Studio album by Dayirman
- Released: 11 January 2001
- Genre: Hip hop, Azerbaijani hip hop
- Producer: Emin Efendi

Dayirman chronology
| Az@rimeyk | Qurd | Gözümüz sözdür |

= Qurd =

Qurd (/az/, wolf) is a studio album by the Dayirman. The album contains fifteen compositions based on Azerbaijani hip hop.

== Content ==
=== Subject matter ===
Qurd is a reflective album, featuring Dayirman's more personal and serious side. This change gives the album a lighter tone, a departure from his previous albums. One of the most noticeable changes is the generally lighter lyrical content.
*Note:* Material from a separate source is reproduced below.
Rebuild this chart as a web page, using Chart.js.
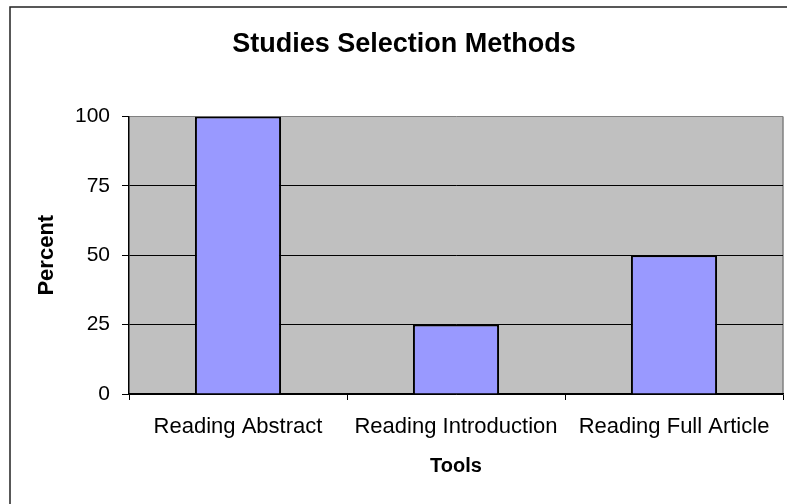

Over the course of the album, the group touches on the issues of Karabakh in hip hop ("Ya Qarabağ, Ya Ölüm"), Pan-Turkism ("Turk turke dastak"), the Turan and Tengrism ("Qurd").

==Track listing==

| No. | Title | Writer(s) | Length |
|---|---|---|---|
| 1. | "Intro" | Dayirman | 0:26 |
| 2. | "Ya Qarabağ, Ya Ölüm" | Ozan Arif | 5:45 |
| 3. | "Mama" | Emin Efendi | 4:02 |
| 4. | "Toppush Gizlar" | Emin Efendi | 4:57 |
| 5. | "Avtosh" | Miri Yusif | 3:54 |
| 6. | "Qurd" | Emin Efendi | 3:07 |
| 7. | "Baku" | Emin Efendi | 3:55 |
| 8. | "Ushag Naghmasi (featuring Sayyah)" | Emin Efendi | 4:10 |
| 9. | "Turk turke dastak (featuring Maho B)" | Emin Efendi, Maho B | 4:02 |
| 10. | "L-günü (featuring Samira)" | L-Mir | 4:56 |
| 11. | "Pul Tap Ver" | Emin Efendi | 2:49 |
| 12. | "Avtosh 2" | Miri Yusif | 4:35 |
| 13. | "Yeri Var" | Emin Efendi | 4:08 |
| 14. | "Kulek" | Shamil | 3:04 |
| 15. | "Outro" | Dayirman | 1:19 |

==Critical reception==
Qurd received mostly positive ratings from most music critics. Dayirman been praised for their patriotic elements in their songs and helping popularising Azerbaijani hip hop.